High-resolution seismicity imaging and early aftershock migration of the 2023 Kahramanmaraş (SE Türkiye) MW7.9 & 7.8 earthquake doublet

Ding H., Zhou Y., Ge Z., Taymaz T., Ghosh A., Xu H., ...More

Earthquake Science, vol.36, no.6, pp.417-432, 2023 (ESCI) identifier

  • Publication Type: Article / Article
  • Volume: 36 Issue: 6
  • Publication Date: 2023
  • Doi Number: 10.1016/j.eqs.2023.06.002
  • Journal Name: Earthquake Science
  • Journal Indexes: Emerging Sources Citation Index (ESCI), Scopus, Academic Search Premier, Aquatic Science & Fisheries Abstracts (ASFA), Business Source Elite, Business Source Premier, Directory of Open Access Journals, Civil Engineering Abstracts
  • Page Numbers: pp.417-432
  • Keywords: 2023 Türkiye Earthquake Doublet, aftershock catalog, aftershock migration, fault imaging, PALM
  • Istanbul Technical University Affiliated: Yes


We build a high-resolution early aftershock catalog for the 2023 SE Türkiye seismic sequence with PALM, a seamless workflow that sequentially performs phase picking, association, location, and matched filter for continuous data.

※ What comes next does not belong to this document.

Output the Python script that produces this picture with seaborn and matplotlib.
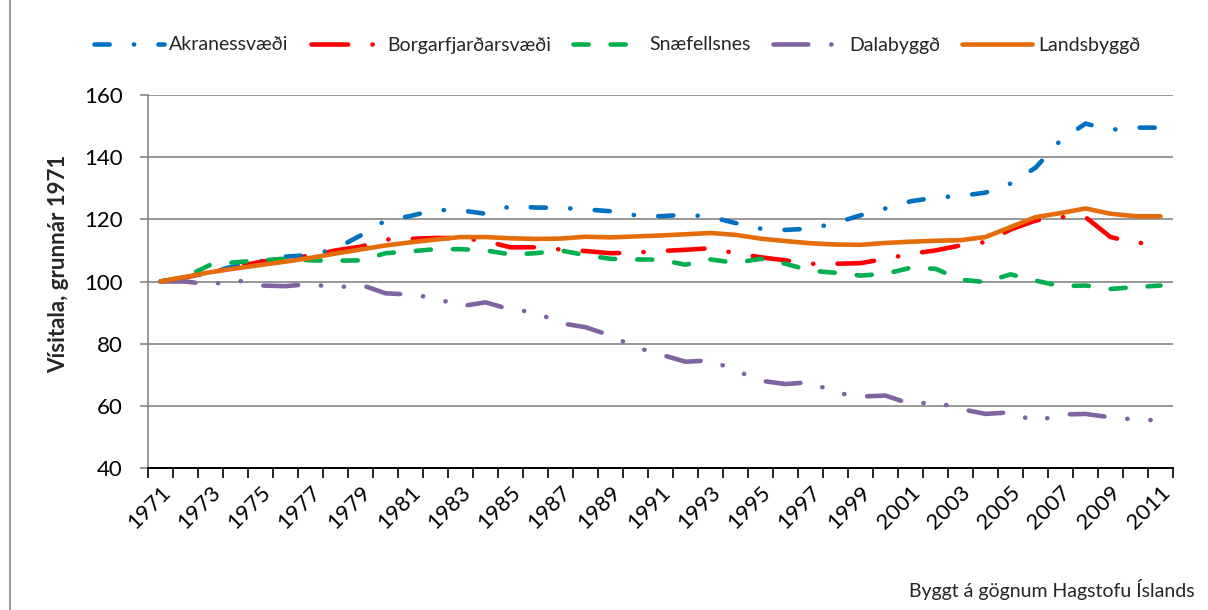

The catalog contains 29,519 well-located events in the two mainshocks rupture region during 2023-02-01–2023-02-28, which significantly improves the detection completeness and relocation precision compared to the public routine catalog. Employing the new PALM catalog, we analyze the structure of the seismogenic fault system. We find that the Eastern Anatolian Fault (EAF) that generated the first MW7.9 mainshock is overall near-vertical, whereas complexities are revealed in a small-scale, such as subparallel subfaults, unmapped branches, and stepovers. The seismicity on EAF is shallow (<15 km) and concentrated in depth distribution, indicating a clear lock-creep transition. In contrast, the Sürgü Fault (SF) that is responsible for the second MW7.8 mainshock is shovel-shaped for the nucleation segment and has overall low dip angles (∼40°–80°). Aftershocks on the SF distribute in a broad range of depth, extending down to ∼35 km. We also analyze the temporal behavior of seismicity, discovering no immediate foreshocks within ∼5 days preceding the first mainshock, and no seismic activity on the SF before the second mainshock.